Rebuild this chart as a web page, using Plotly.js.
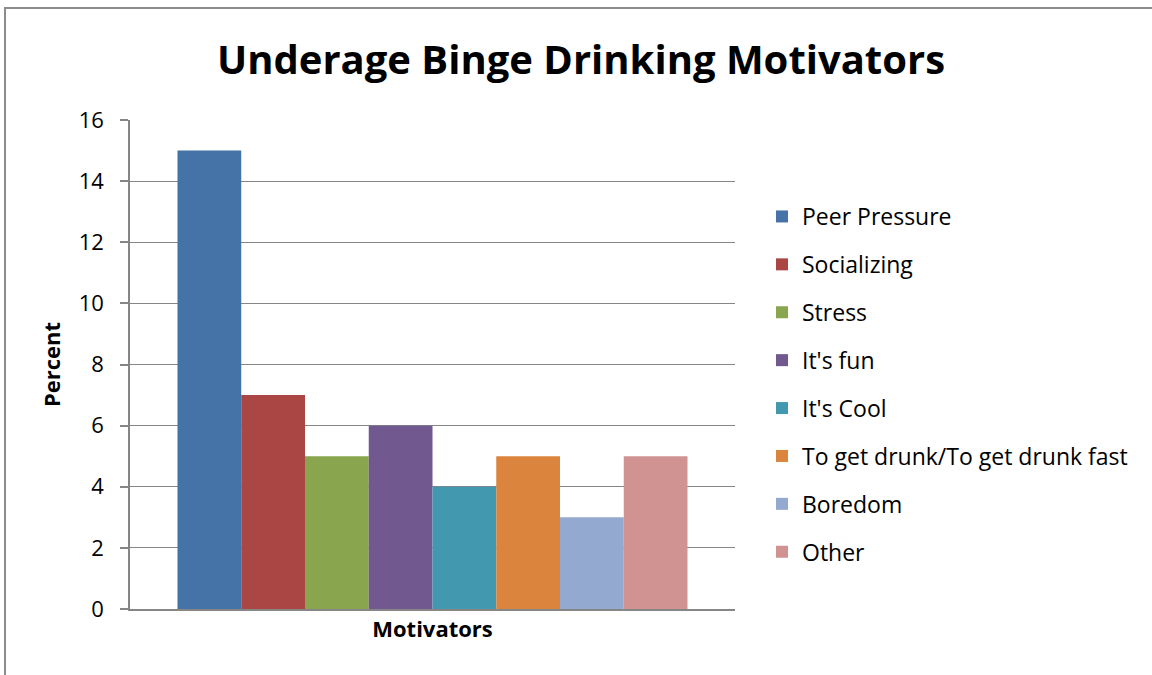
<!DOCTYPE html>
<html>
<head>
<meta charset="utf-8">
<script src="https://cdn.plot.ly/plotly-3.0.1.min.js"></script>
<style>
  html, body { margin: 0; padding: 0; background: #ffffff; }
  #frame { position: absolute; left: 4px; top: 7px; width: 1200px; height: 700px;
           border-top: 2px solid #8c8c8c; border-left: 2px solid #8c8c8c; }
  #chart { position: absolute; left: 0; top: 0; width: 1152px; height: 675px; }
</style>
</head>
<body>
<div id="frame"></div>
<div id="chart"></div>
<script>
const seriesNames = ['Peer Pressure', 'Socializing', 'Stress', "It's fun", "It's Cool",
                     'To get drunk/To get drunk fast', 'Boredom', 'Other'];
const seriesValues = [15, 7, 5, 6, 4, 5, 3, 5];
const seriesColors = ['#4572A7', '#AA4643', '#89A54E', '#71588F', '#4198AF', '#DB843D', '#93A9CF', '#D19392'];
const category = ['Motivators'];
const yTicks = [0, 2, 4, 6, 8, 10, 12, 14, 16];

const FONT = '"Open Sans", Calibri, sans-serif';

const traces = seriesNames.map((name, i) => ({
  type: 'bar',
  name: name,
  x: category,
  y: [seriesValues[i]],
  marker: { color: seriesColors[i], line: { width: 0 } },
  legendgroup: 'g' + i,
  hoverinfo: 'name+y'
}));

const layout = {
  width: 1152, height: 675,
  paper_bgcolor: 'rgba(0,0,0,0)', plot_bgcolor: 'rgba(0,0,0,0)',
  margin: { l: 130, r: 417, t: 120, b: 66, pad: 0, autoexpand: false },
  font: { family: FONT, color: '#000000', size: 22 },
  title: {
    text: '<b>Underage Binge Drinking Motivators</b>',
    font: { family: FONT, size: 40, color: '#000000' },
    x: 581 / 1152, xanchor: 'center', xref: 'container',
    y: 1 - 60 / 675, yanchor: 'middle', yref: 'container'
  },
  barmode: 'group',
  bargap: 0.157,
  bargroupgap: 0,
  showlegend: true,
  legend: {
    x: (762 - 130) / 605, xref: 'paper', xanchor: 'left',
    y: 1 - 195 / 675, yref: 'container', yanchor: 'top',
    font: { family: FONT, size: 23, color: '#000000' },
    traceorder: 'grouped', tracegroupgap: 15,
    maxheight: 640,
    bgcolor: 'rgba(0,0,0,0)', borderwidth: 0
  },
  xaxis: {
    type: 'category',
    showticklabels: false,
    ticks: '',
    tickfont: { size: 12 },
    showline: true, linecolor: '#868686', linewidth: 1.5,
    showgrid: false, zeroline: false,
    title: { text: '<b>Motivators</b>', font: { family: FONT, size: 22, color: '#000000' }, standoff: 12 }
  },
  yaxis: {
    range: [0, 16],
    tickvals: yTicks,
    ticktext: yTicks.map(String),
    ticks: 'outside', ticklen: 8, tickcolor: '#868686', tickwidth: 1.5,
    ticklabelstandoff: 12,
    tickfont: { family: FONT, size: 22, color: '#000000' },
    showline: true, linecolor: '#868686', linewidth: 1.5,
    showgrid: true, gridcolor: '#868686', gridwidth: 1.2,
    zeroline: false,
    title: { text: '<b>Percent</b>', font: { family: FONT, size: 22, color: '#000000' }, standoff: 12 }
  }
};

Plotly.newPlot('chart', traces, layout, { displayModeBar: false });
</script>
</body>
</html>
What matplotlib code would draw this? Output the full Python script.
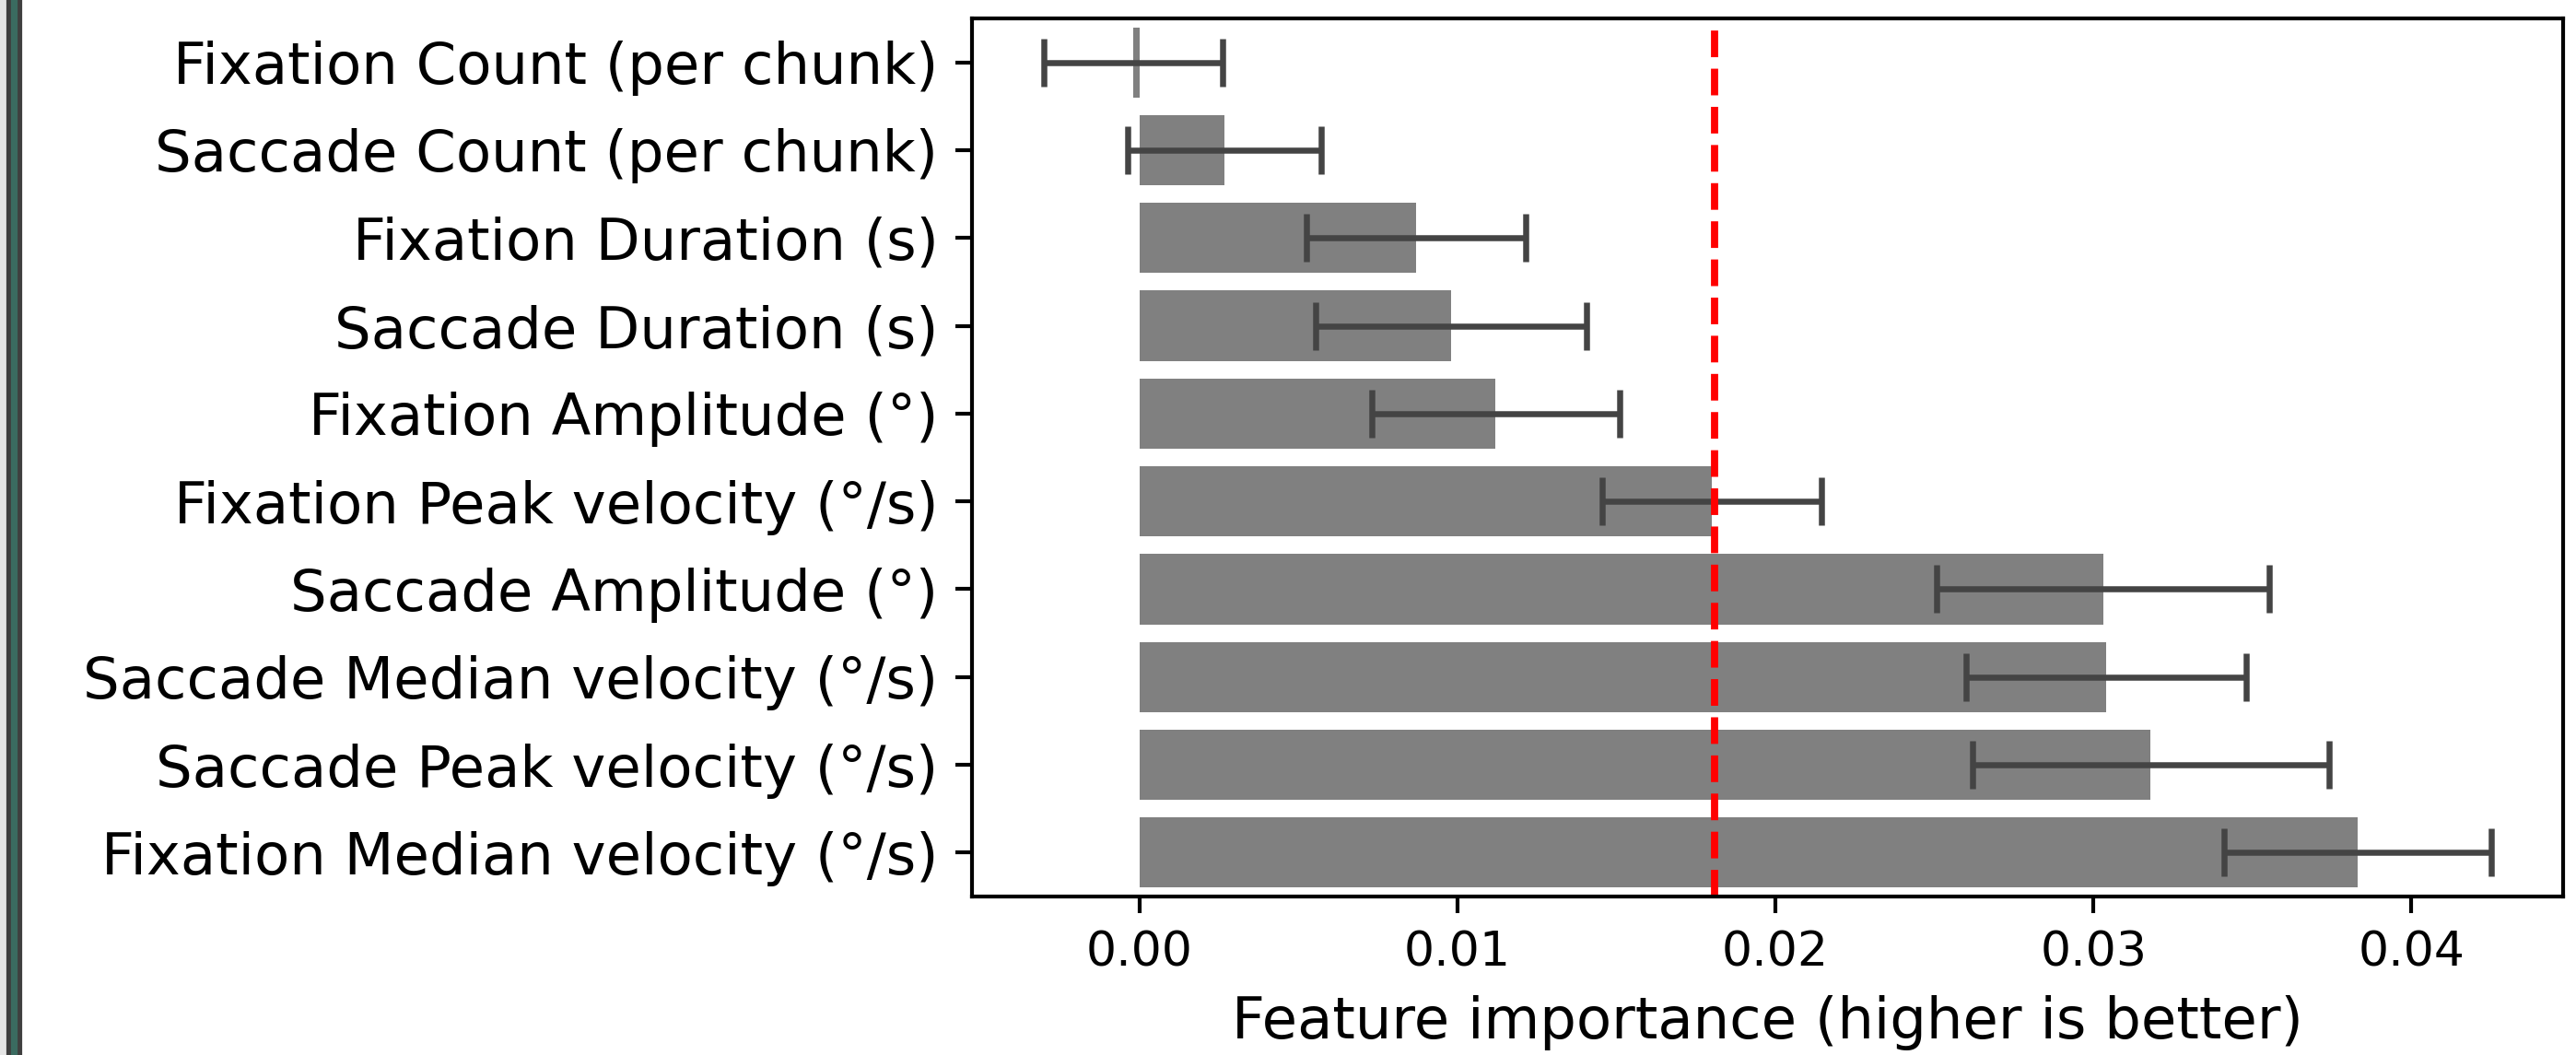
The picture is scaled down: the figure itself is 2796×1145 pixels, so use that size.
import numpy as np
import matplotlib
matplotlib.use("Agg")
import matplotlib.pyplot as plt
from matplotlib.patches import Rectangle

# feature names, top to bottom
features = [
    "Fixation Count (per chunk)",
    "Saccade Count (per chunk)",
    "Fixation Duration (s)",
    "Saccade Duration (s)",
    "Fixation Amplitude (°)",
    "Fixation Peak velocity (°/s)",
    "Saccade Amplitude (°)",
    "Saccade Median velocity (°/s)",
    "Saccade Peak velocity (°/s)",
    "Fixation Median velocity (°/s)",
]

# permutation importance mean / std
imp_mean = [-0.0002, 0.00266, 0.0087, 0.0098, 0.0112, 0.0180, 0.0303, 0.0304, 0.0318, 0.0383]
imp_std = [0.0028, 0.00304, 0.00344, 0.00427, 0.0039, 0.00344, 0.00524, 0.0044, 0.0056, 0.0042]

dpi = 375
fig = plt.figure(figsize=(2796 / dpi, 1145 / dpi), dpi=dpi)
ax = fig.add_axes([0.3773, 0.1502, 0.995 - 0.3773, 0.9825 - 0.1502])

ypos = np.arange(len(features))
ax.barh(ypos, imp_mean, height=0.8, color="gray",
        xerr=imp_std,
        error_kw=dict(ecolor="#444444", elinewidth=1.25, capsize=5, capthick=1.25))
# mean importance line
ax.axvline(np.mean(imp_mean), color="red", linestyle="--", linewidth=1.5)

ax.set_yticks(ypos)
ax.set_yticklabels(features, fontsize=12)
ax.set_ylim(len(features) - 0.5, -0.5)
ax.tick_params(axis="x", labelsize=10)
ax.set_xlabel("Feature importance (higher is better)", fontsize=12)

# window border strip on the left edge of the screenshot
fig.patches.append(Rectangle((0, 0), 9 / 2796, 1, transform=fig.transFigure,
                             color="#e6e6e6", zorder=-1))
fig.patches.append(Rectangle((9 / 2796, 0), 12 / 2796, 1, transform=fig.transFigure,
                             color="#3f3f3f", zorder=-1))
fig.patches.append(Rectangle((14 / 2796, 0), 2 / 2796, 1, transform=fig.transFigure,
                             color="#3a6b60", zorder=0))

fig.savefig("out.png", dpi=dpi)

---------------

Of the lines in the data, how many contain the word "matplotlib"? Provide the number and nothing further.

» **Task output**:
5